• [Given entries]
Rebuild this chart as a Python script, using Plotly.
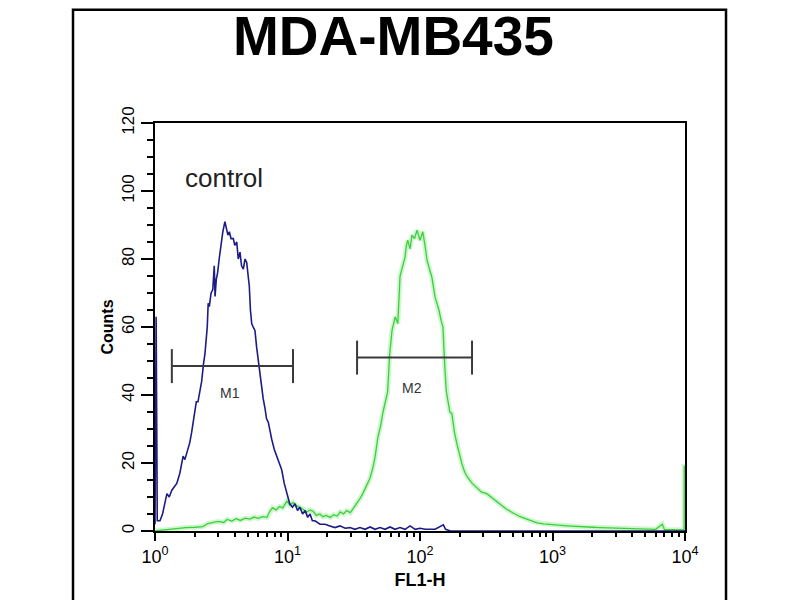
import numpy as np
import plotly.graph_objects as go

# ---- data ----
control_x = [1.00, 1.02, 1.04, 1.09, 1.14, 1.19, 1.23, 1.28, 1.34, 1.40, 1.46, 1.54, 1.60, 1.63, 1.68,
             1.77, 1.83, 1.89, 1.95, 2.00, 2.05, 2.11, 2.18, 2.25, 2.32, 2.38, 2.43, 2.48, 2.52, 2.57,
             2.65, 2.73, 2.80, 2.84, 2.90, 2.97, 3.05, 3.15, 3.25, 3.37, 3.45, 3.55, 3.64, 3.75, 3.90,
             4.00, 4.14, 4.25, 4.38, 4.50, 4.64, 4.78, 4.92, 5.05, 5.15, 5.25, 5.37, 5.50, 5.68, 5.85,
             6.02, 6.20, 6.39, 6.55, 6.77, 6.95, 7.16, 7.40, 7.60, 7.95, 8.28, 8.65, 9.04, 9.45, 9.86,
             10.4, 10.9, 11.4, 11.9, 12.4, 13.0, 13.6, 14.2, 14.8, 15.4, 16.1, 17.6, 19.2, 20.9, 22.8,
             24.9, 27.2, 29.6, 32.3, 35.2, 38.5, 42.0, 45.8, 49.9, 54.5, 59.4, 64.8, 70.7, 77.1, 84.1,
             92.0, 100, 110, 130, 150, 156, 170, 300, 1000, 3000, 10000]
control_y = [2, 63, 3, 3, 5, 9, 11, 10, 12, 13, 14, 17, 21, 22, 21,
             24, 26, 29, 33, 35, 38, 38, 41, 44, 49, 52, 56, 60, 67, 66,
             70, 71, 78, 69, 74, 76, 80, 85, 88, 91, 89, 87, 88, 86, 86,
             84, 85, 80, 82, 78, 77, 80, 79, 74, 72, 65, 61, 60, 59, 54,
             50, 46, 42, 39, 36, 33, 32, 29, 27, 24, 22, 20, 18, 14, 11,
             8, 7, 8, 6, 7, 5, 6, 4, 5, 3, 3, 2, 2, 1.5, 1,
             1.5, 0.8, 1, 0.5, 1, 0.5, 1.2, 0.5, 1, 0.5, 1.2, 0.5, 1, 0.5, 1.5,
             0.5, 0.8, 0.5, 0.5, 1.8, 0.5, 0, 0, 0, 0, 0]

sample_x = [1.00, 1.15, 1.4, 1.7, 2.0, 2.3, 2.5, 2.75, 3.0, 3.3, 3.5, 3.8, 4.1, 4.4, 4.8,
            5.2, 5.6, 6.0, 6.5, 7.0, 7.3, 7.7, 8.2, 8.7, 9.2, 9.9, 10.4, 11.0, 11.7, 12.4,
            13.2, 14.0, 14.8, 15.6, 16.5, 17.5, 18.5, 19.6, 21.0, 22.3, 23.7, 25.0, 26.5, 28.0, 29.8,
            31.6, 33.5, 35.2, 37.0, 39.5, 42.0, 44.0, 45.7, 48.0, 50.5, 52.6, 55.0, 57.0, 59.0, 61.5,
            65.0, 68.0, 70.7, 74.0, 77.0, 79.0, 81.0, 84.0, 87.0, 91.0, 95.0, 100, 105, 109, 113,
            118, 123, 130, 134, 139, 144, 149, 154, 158, 163, 168, 174, 182, 190, 198,
            207, 218, 230, 248, 269, 290, 321, 355, 400, 450, 504, 570, 640, 700, 764,
            860, 960, 1100, 1290, 1500, 1700, 2000, 2290, 2700, 3080, 3500, 4000, 4600, 5300, 6000,
            6740, 7000, 8000, 9000, 9850, 9870, 10000]
sample_y = [0, 0.3, 0.6, 1, 1.1, 1.3, 2.2, 2.6, 2.8, 2.5, 3.4, 2.9, 3.6, 3.1, 3.8,
            3.5, 4.1, 3.7, 4.2, 4.0, 5.6, 6.8, 6.2, 7.2, 6.8, 8.8, 7.6, 8.4, 7.4, 7.0,
            6.4, 5.6, 6.2, 5.8, 4.6, 5.0, 4.2, 4.6, 4.0, 4.8, 4.4, 5.6, 5.0, 6.0, 5.4,
            6.8, 8.0, 9.5, 11.0, 13.2, 15.6, 18.5, 21.5, 27.4, 31, 35, 38, 41, 52, 59,
            63, 61, 75, 78, 80.5, 84, 85.5, 83, 87, 86, 88.5, 85.5, 88, 84, 79.6,
            77, 74.6, 68.7, 67, 65, 62, 60, 48, 41, 38, 35, 34.5, 29, 25.6, 22.5,
            19.8, 17.2, 15.6, 14, 12.7, 11.5, 10.9, 9.5, 8, 6.4, 5.3, 4.2, 3.5, 2.9, 2.4,
            2.1, 2.0, 1.7, 1.5, 1.3, 1.2, 1.1, 1.0, 0.9, 0.8, 0.7, 0.6, 0.6, 0.5, 0.5,
            2.0, 0.4, 0.4, 0.3, 0.3, 19, 19]

gate_names = ["M1", "M2"]
gate_lo = [1.34, 33.5]
gate_hi = [11.0, 247]
gate_level = [48.5, 51]
gate_label_x = [3.7, 87]
gate_label_y = [40.5, 42]

x_tick_vals = [1, 10, 100, 1000, 10000]
x_tick_text = ["10<sup>0</sup>", "10<sup>1</sup>", "10<sup>2</sup>", "10<sup>3</sup>", "10<sup>4</sup>"]
x_minor_vals = [2, 3, 4, 5, 6, 7, 8, 9, 20, 30, 40, 50, 60, 70, 80, 90,
                200, 300, 400, 500, 600, 700, 800, 900, 2000, 3000, 4000, 5000, 6000, 7000, 8000, 9000]
y_tick_vals = [0, 20, 40, 60, 80, 100, 120]

FONT = "Liberation Sans, Arial, sans-serif"
GATE_HALF = 5

fig = go.Figure()

# green sample: soft glow + line
fig.add_trace(go.Scatter(x=sample_x, y=sample_y, mode="lines",
                         line=dict(color="rgba(120,230,120,0.35)", width=5),
                         hoverinfo="skip", showlegend=False))
fig.add_trace(go.Scatter(x=sample_x, y=sample_y, mode="lines",
                         line=dict(color="#3ccf3c", width=1.3), showlegend=False))
# blue control
fig.add_trace(go.Scatter(x=control_x, y=control_y, mode="lines",
                         line=dict(color="#1c1c86", width=1.6), showlegend=False))

# gate bars
for lo, hi, lvl in zip(gate_lo, gate_hi, gate_level):
    fig.add_trace(go.Scatter(
        x=[lo, hi, None, lo, lo, None, hi, hi],
        y=[lvl, lvl, None, lvl - GATE_HALF, lvl + GATE_HALF, None, lvl - GATE_HALF, lvl + GATE_HALF],
        mode="lines", line=dict(color="#3a3a3a", width=2), showlegend=False))

for name, gx, gy in zip(gate_names, gate_label_x, gate_label_y):
    fig.add_annotation(x=np.log10(gx), y=gy, xref="x", yref="y", text=name, showarrow=False,
                       font=dict(family=FONT, size=14, color="#333333"))

# title
fig.add_annotation(x=0.45, y=1.213, xref="paper", yref="paper", text="<b>MDA-MB435</b>",
                   showarrow=False, font=dict(family=FONT, size=55, color="black"),
                   xanchor="center", yanchor="middle")
# control label
fig.add_annotation(x=0.052, y=0.865, xref="paper", yref="paper", text="control",
                   showarrow=False, font=dict(family=FONT, size=26, color="#222222"),
                   xanchor="left", yanchor="middle")

# outer frame
fig.add_shape(type="rect", xref="paper", yref="paper", x0=-0.1547, x1=1.0774, y0=-0.3, y1=1.2775,
              line=dict(color="black", width=2.5), fillcolor="rgba(0,0,0,0)", layer="above")

fig.update_layout(
    width=800, height=600, autosize=False,
    margin=dict(l=147, r=123, t=115, b=77),
    paper_bgcolor="white", plot_bgcolor="white",
    font=dict(family=FONT, color="black"),
    xaxis=dict(type="log", range=[0, 4], tickmode="array", tickvals=x_tick_vals, ticktext=x_tick_text,
               ticks="outside", ticklen=8, tickwidth=1.5, tickcolor="black",
               minor=dict(tickmode="array", tickvals=x_minor_vals, ticks="outside", ticklen=4,
                          tickwidth=1.5, tickcolor="black"),
               showline=True, linecolor="black", linewidth=2, mirror=True,
               showgrid=False, zeroline=False, tickfont=dict(size=18),
               title=dict(text="<b>FL1-H</b>", font=dict(size=18), standoff=8)),
    yaxis=dict(range=[0, 120], tickmode="array", tickvals=y_tick_vals, tickangle=-90,
               ticks="outside", ticklen=12, tickwidth=1.5, tickcolor="black",
               minor=dict(dtick=5, ticks="outside", ticklen=6, tickwidth=1.5, tickcolor="black"),
               showline=True, linecolor="black", linewidth=2, mirror=True,
               showgrid=False, zeroline=False, tickfont=dict(size=17),
               title=dict(text="<b>Counts</b>", font=dict(size=16), standoff=2)),
)

fig.write_html("out.html")
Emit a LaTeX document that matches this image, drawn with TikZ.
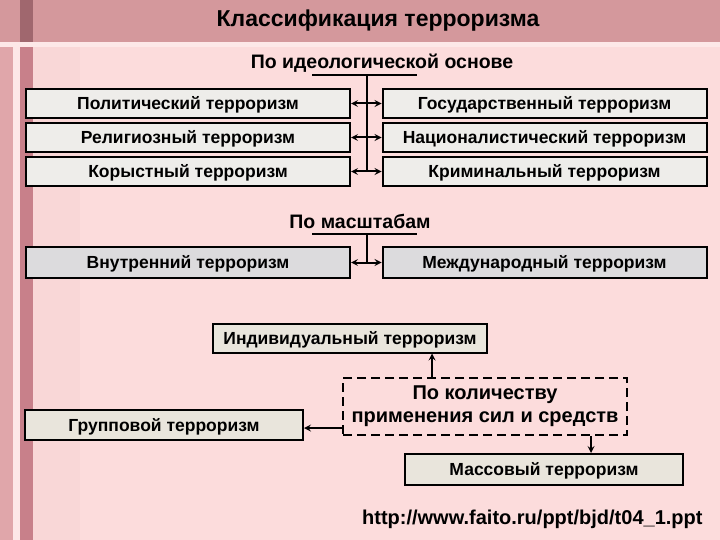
\documentclass[tikz,border=0pt]{standalone}
\usepackage{fontspec}
\setmainfont{Liberation Sans}
\usepackage{tikz}
\usetikzlibrary{positioning}
\usetikzlibrary{arrows}

\definecolor{bgpink}{HTML}{FCDCDC}
\definecolor{bandpink}{HTML}{D4989C}
\definecolor{barpink}{HTML}{C8808A}
\definecolor{sidepink}{HTML}{E0A6AA}
\definecolor{rowgrey}{HTML}{EEEDEA}
\definecolor{scalegrey}{HTML}{DCDBDD}
\definecolor{beige}{HTML}{E9E5DC}

\begin{document}
\begin{tikzpicture}[x=1pt, y=-1pt,
	box/.style={draw=black, line width=2pt, inner sep=0pt, text height=12.5pt, text depth=0pt, font=\fontsize{17.5}{20}\selectfont\bfseries},
	rowbox/.style={box, fill=rowgrey, minimum width=324pt, minimum height=29pt},
	scalebox/.style={box, fill=scalegrey, minimum width=324pt, minimum height=31pt},
	qbox/.style={box, fill=beige, minimum height=29pt},
	head/.style={font=\fontsize{19.5}{22}\selectfont\bfseries},
	line/.style={draw=black, line width=2pt},
	arrow/.style={line, -stealth},
	darrow/.style={line, stealth-stealth}
]
\useasboundingbox (0,0) rectangle (720,540);

% Background
\fill[bgpink] (0,0) rectangle (720,540);
\fill[sidepink] (0,0) rectangle (13,540);
\fill[white!30!bgpink] (13,0) rectangle (20,540);
\fill[barpink] (20,0) rectangle (33,540);
\fill[bgpink!90!sidepink] (33,0) rectangle (80,540);
\fill[bandpink] (0,0) rectangle (720,42);
\fill[barpink!80!black] (20,0) rectangle (33,42);
\fill[white!35!bgpink] (0,42) rectangle (720,47);

% Title
\node[font=\fontsize{23}{26}\selectfont\bfseries] (title) at (378,21) {Классификация терроризма};

% By ideology
\node[head] (ideo) at (382,63) {По идеологической основе};
\coordinate (ulA) at (312,75);
\coordinate (ulB) at (417,75);
\coordinate (ulC) at (367,75);
\draw[line] (ulA) -- (ulB);

\node[rowbox] (pol) at (188,103.5) {Политический терроризм};
\node[rowbox] (rel) at (188,137.5) {Религиозный терроризм};
\node[rowbox] (kor) at (188,171.5) {Корыстный терроризм};
\node[rowbox] (gos) at (544.5,103.5) {Государственный терроризм};
\node[rowbox] (nat) at (544.5,137.5) {Националистический терроризм};
\node[rowbox] (kri) at (544.5,171.5) {Криминальный терроризм};

\draw[darrow] (pol) -- (gos);
\draw[darrow] (rel) -- (nat);
\draw[darrow] (kor) -- (kri);
\draw[line] (ulC) -- (ulC |- kor.east);

% By scale
\node[head] (scale) at (360,221) {По масштабам};
\coordinate (usA) at (312,234);
\coordinate (usB) at (417,234);
\coordinate (usC) at (367,234);
\draw[line] (usA) -- (usB);

\node[scalebox] (vnu) at (188,262.5) {Внутренний терроризм};
\node[scalebox] (mez) at (544.5,262.5) {Международный терроризм};
\draw[darrow] (vnu) -- (mez);
\draw[line] (usC) -- (usC |- vnu.east);

% By quantity
\node[qbox, minimum width=274pt] (ind) at (350,338) {Индивидуальный терроризм};
\node[box, dashed, dash pattern=on 9pt off 5pt, minimum width=284pt, minimum height=57pt, align=center, text height=, text depth=, font=\fontsize{20}{23}\selectfont\bfseries] (qty) at (485,406.5) {По количеству\\применения сил и средств};
\node[qbox, minimum width=278pt, minimum height=30pt] (grp) at (164,425) {Групповой терроризм};
\node[qbox, minimum width=278pt, minimum height=31pt] (mas) at (544,469.5) {Массовый терроризм};

\draw[arrow] ([xshift=90pt]qty.north west) -- ([xshift=90pt]qty.north west |- ind.south);
\draw[arrow] ([yshift=-21.5pt]qty.west) -- ([yshift=-21.5pt]qty.west -| grp.east);
\draw[arrow] ([xshift=249pt]qty.south west) -- ([xshift=249pt]qty.south west |- mas.north);

% Source
\node[font=\fontsize{20}{23}\selectfont\bfseries, anchor=east] (src) at (706,519) {http://www.faito.ru/ppt/bjd/t04\_1.ppt};

\end{tikzpicture}
\end{document}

• [Work instructions] Take the records from their first line through the line containing "import plotly.graph_objects as go" and please return exactly those lines, both ends included, minus the pictures.

• [Exercise result]
Rebuild this chart as a Python script, using Plotly.
import numpy as np
import plotly.graph_objects as go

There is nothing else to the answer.